#### Data records
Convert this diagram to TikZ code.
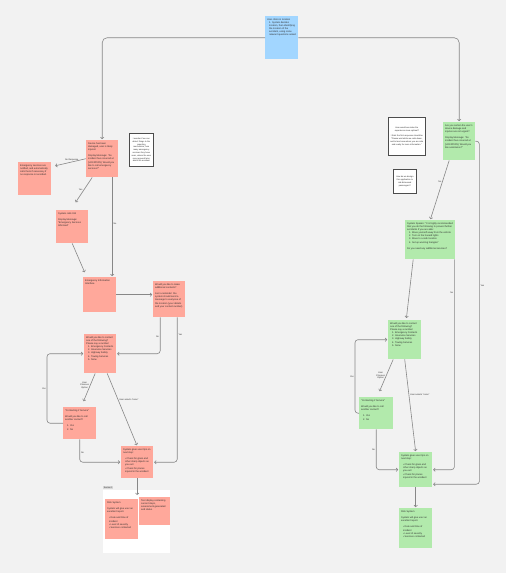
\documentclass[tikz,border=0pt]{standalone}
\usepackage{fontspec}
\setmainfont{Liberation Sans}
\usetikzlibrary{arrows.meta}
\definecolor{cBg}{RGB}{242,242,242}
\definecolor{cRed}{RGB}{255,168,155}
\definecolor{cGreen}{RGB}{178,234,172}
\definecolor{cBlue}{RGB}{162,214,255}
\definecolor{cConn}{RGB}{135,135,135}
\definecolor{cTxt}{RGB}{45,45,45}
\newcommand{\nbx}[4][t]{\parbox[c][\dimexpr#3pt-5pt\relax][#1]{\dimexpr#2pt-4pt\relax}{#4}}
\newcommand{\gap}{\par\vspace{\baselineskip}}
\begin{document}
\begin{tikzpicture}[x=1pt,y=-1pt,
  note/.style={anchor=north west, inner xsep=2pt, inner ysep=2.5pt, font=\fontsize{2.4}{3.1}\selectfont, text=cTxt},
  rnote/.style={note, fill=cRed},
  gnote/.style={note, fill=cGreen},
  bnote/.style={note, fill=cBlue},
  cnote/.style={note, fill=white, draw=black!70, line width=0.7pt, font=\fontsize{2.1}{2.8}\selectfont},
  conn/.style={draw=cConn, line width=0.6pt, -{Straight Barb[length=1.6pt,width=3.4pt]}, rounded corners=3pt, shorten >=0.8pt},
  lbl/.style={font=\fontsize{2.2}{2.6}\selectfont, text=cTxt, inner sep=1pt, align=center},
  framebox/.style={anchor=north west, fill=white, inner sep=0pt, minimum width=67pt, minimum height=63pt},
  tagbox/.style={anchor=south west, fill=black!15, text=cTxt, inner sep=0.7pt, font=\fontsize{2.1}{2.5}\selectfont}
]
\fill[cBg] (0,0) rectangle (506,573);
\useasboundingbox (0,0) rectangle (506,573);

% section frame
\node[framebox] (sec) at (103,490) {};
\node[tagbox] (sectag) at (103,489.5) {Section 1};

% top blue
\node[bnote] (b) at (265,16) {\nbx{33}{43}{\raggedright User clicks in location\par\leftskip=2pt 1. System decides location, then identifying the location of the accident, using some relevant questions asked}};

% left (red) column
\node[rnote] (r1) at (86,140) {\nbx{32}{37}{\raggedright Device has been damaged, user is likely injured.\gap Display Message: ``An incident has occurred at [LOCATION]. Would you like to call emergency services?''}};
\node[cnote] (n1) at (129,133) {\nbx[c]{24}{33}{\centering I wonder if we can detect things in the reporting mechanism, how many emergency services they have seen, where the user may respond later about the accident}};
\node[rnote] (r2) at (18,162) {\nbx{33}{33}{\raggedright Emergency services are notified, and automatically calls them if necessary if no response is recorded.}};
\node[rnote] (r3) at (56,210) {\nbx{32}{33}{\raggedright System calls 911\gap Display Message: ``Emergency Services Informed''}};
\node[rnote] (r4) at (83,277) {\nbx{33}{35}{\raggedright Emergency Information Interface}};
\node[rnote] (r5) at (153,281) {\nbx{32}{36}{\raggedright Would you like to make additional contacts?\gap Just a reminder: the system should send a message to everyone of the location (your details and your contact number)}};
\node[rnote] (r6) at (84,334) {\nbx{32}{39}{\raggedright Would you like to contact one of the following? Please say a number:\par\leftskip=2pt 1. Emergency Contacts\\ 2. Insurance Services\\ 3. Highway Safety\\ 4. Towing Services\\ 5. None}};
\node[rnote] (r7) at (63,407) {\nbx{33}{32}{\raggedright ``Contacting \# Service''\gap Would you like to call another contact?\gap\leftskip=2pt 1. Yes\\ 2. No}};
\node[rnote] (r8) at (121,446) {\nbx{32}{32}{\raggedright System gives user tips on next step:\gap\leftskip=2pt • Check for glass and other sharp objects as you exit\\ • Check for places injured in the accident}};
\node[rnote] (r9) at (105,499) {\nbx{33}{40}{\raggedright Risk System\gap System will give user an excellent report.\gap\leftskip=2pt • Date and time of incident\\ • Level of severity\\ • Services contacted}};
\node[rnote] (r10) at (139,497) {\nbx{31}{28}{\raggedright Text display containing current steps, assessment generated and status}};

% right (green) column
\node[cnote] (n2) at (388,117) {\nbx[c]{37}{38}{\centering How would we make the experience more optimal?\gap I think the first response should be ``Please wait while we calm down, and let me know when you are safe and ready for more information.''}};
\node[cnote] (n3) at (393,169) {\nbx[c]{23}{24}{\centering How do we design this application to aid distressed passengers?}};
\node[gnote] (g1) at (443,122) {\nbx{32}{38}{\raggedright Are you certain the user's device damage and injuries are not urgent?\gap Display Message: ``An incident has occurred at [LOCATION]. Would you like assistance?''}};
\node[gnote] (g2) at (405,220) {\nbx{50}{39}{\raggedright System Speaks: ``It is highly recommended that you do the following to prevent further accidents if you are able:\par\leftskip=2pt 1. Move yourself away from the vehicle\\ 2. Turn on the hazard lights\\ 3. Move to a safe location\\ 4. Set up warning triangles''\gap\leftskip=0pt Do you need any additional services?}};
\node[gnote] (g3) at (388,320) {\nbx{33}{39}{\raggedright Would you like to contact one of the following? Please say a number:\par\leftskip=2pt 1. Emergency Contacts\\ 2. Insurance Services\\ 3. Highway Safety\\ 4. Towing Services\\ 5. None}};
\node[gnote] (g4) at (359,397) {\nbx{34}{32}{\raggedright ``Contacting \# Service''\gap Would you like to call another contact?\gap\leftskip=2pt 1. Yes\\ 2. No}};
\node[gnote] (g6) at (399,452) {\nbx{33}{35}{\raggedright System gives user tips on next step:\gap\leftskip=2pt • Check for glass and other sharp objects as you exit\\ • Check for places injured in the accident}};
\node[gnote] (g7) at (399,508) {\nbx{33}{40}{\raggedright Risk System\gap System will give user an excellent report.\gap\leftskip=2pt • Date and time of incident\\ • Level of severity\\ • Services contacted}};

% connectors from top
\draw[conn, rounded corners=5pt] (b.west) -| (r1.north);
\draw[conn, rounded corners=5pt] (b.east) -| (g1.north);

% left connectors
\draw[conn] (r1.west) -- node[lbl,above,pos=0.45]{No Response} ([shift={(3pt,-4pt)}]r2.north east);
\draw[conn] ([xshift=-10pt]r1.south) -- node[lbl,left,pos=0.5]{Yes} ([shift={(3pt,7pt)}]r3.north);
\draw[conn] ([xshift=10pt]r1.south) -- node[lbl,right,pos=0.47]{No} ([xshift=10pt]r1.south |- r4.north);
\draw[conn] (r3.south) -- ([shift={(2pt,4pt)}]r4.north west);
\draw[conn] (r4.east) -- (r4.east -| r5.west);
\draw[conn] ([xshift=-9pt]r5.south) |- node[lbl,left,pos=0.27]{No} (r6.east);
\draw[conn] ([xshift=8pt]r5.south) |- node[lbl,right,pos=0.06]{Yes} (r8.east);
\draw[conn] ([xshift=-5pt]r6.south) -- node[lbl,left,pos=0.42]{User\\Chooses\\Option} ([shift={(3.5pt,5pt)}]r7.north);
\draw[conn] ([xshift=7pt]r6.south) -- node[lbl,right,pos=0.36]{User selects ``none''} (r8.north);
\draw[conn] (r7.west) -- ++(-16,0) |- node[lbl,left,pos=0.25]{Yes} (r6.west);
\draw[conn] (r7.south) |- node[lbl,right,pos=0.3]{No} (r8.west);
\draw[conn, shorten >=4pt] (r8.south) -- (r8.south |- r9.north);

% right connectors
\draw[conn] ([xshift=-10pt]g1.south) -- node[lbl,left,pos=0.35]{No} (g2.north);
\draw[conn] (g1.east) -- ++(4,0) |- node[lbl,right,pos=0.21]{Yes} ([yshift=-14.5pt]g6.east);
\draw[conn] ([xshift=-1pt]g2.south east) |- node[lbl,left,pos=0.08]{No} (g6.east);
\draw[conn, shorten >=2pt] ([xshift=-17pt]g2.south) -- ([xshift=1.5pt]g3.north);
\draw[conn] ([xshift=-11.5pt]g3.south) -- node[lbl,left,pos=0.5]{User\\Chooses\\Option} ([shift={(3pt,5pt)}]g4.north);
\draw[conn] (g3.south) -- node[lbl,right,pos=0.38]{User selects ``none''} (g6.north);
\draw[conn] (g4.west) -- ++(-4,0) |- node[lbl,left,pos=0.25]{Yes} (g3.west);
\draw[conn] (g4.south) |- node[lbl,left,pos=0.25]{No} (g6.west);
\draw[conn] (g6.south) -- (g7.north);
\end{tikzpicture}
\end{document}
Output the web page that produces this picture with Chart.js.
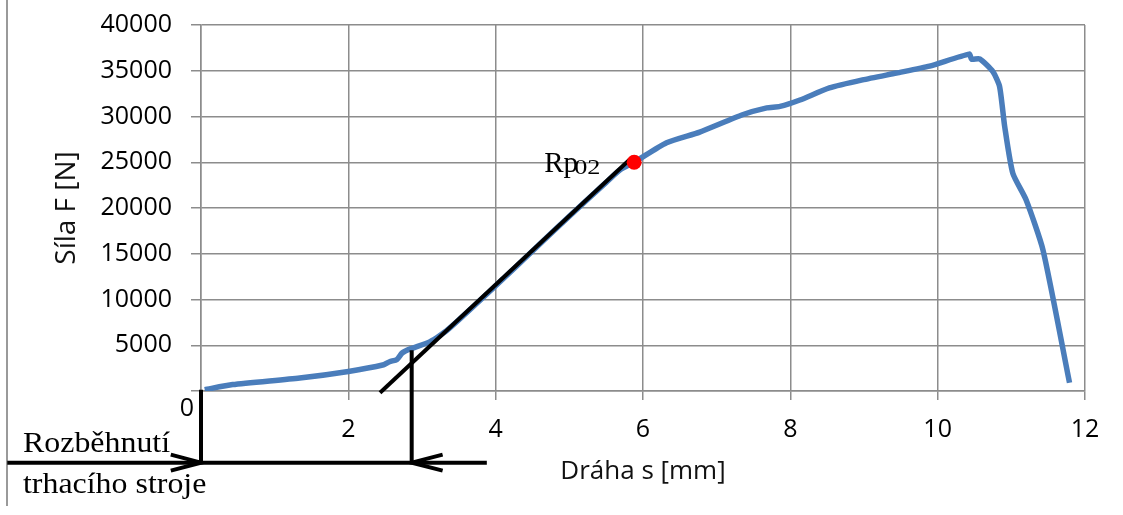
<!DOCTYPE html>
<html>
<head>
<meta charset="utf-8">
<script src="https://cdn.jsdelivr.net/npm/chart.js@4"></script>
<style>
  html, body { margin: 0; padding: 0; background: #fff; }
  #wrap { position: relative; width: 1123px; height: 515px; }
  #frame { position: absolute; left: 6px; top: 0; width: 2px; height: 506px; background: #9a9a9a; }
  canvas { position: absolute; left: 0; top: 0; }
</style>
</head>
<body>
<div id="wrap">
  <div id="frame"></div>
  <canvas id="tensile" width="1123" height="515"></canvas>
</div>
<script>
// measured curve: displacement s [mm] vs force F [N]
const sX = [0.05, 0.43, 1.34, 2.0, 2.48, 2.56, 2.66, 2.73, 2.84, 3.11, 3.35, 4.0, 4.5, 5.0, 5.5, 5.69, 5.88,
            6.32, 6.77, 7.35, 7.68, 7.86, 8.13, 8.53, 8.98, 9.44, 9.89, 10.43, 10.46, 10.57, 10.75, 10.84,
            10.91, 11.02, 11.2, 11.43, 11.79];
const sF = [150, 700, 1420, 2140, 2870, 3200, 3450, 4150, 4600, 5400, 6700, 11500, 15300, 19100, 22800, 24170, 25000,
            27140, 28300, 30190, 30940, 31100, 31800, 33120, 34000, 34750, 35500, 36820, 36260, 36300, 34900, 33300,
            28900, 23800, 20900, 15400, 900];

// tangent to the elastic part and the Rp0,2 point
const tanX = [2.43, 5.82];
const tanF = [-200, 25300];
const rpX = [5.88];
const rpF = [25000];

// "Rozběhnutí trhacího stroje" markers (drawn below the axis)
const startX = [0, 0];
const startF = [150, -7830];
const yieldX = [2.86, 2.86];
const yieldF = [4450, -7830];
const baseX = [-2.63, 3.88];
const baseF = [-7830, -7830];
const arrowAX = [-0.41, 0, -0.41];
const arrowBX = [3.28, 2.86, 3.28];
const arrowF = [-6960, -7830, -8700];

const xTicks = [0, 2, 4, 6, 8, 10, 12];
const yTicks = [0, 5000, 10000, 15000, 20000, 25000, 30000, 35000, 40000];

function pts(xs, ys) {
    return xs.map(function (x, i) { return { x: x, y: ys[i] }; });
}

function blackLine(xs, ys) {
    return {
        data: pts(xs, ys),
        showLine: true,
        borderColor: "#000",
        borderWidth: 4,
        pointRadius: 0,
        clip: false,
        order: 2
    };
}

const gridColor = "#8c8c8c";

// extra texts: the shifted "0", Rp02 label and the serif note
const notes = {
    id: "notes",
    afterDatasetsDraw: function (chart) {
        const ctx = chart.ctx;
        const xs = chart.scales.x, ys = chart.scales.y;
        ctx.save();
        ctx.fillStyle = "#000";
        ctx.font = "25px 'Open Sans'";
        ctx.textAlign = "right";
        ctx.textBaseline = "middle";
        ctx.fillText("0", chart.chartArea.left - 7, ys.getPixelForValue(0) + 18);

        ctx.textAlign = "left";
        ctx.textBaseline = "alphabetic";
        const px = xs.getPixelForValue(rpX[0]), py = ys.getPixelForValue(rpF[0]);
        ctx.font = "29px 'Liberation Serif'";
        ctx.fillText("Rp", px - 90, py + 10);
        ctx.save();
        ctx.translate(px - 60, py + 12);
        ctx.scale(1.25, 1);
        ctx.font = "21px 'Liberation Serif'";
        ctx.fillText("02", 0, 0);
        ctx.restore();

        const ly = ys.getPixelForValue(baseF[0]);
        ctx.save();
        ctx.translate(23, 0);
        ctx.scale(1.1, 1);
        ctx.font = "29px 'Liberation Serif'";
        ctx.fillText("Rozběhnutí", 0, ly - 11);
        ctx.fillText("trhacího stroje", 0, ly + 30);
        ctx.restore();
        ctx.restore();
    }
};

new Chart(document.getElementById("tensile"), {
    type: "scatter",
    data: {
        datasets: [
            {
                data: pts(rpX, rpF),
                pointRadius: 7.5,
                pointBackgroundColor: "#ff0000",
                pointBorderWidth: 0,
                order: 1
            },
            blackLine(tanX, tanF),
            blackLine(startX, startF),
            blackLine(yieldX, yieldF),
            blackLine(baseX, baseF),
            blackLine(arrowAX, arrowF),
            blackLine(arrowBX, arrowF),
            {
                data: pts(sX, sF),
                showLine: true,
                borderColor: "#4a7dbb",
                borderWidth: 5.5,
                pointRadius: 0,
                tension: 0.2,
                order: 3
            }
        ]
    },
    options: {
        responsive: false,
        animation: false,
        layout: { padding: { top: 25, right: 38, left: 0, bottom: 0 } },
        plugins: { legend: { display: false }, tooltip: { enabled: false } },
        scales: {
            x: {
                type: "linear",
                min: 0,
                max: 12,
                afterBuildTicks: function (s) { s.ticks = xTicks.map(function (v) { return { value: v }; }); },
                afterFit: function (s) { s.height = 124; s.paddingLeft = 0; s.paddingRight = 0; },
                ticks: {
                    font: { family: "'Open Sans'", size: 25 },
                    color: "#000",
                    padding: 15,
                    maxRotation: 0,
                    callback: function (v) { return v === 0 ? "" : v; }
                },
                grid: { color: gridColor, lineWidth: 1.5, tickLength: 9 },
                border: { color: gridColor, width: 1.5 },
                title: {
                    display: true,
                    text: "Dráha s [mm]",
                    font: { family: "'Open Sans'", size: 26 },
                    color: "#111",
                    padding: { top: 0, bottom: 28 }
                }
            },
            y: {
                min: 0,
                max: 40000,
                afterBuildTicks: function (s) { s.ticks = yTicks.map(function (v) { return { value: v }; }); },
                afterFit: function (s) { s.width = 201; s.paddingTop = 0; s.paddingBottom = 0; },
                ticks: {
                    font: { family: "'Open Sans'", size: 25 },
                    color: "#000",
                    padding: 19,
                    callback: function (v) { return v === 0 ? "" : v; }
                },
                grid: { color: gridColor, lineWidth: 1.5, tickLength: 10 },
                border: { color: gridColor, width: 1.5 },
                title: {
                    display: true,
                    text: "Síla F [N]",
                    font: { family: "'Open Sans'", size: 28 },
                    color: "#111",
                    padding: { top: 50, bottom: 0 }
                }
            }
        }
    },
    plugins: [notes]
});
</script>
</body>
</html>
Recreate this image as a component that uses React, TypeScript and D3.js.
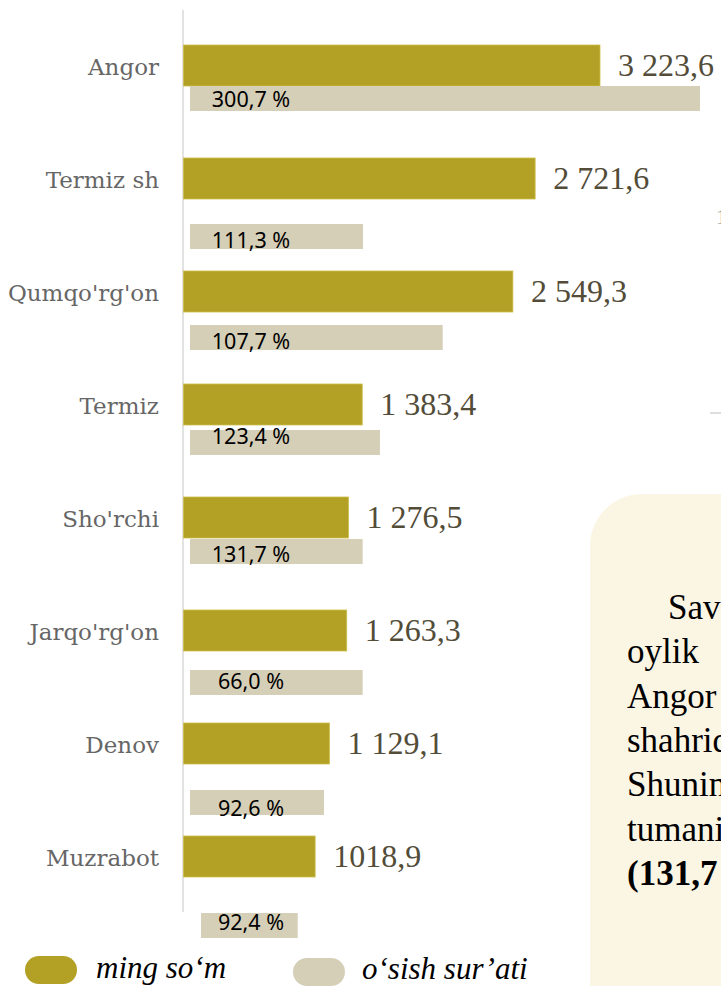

#### Your task
Copy each line containing the word "this" from the data.

#### Task answer
Convert this diagram to TikZ code.
\node[cnote] (n3) at (393,169) {\nbx[c]{23}{24}{\centering How do we design this application to aid distressed passengers?}};
Output the web page that produces this picture with Chart.js.
Recreate this image as a component that uses React, TypeScript and D3.js.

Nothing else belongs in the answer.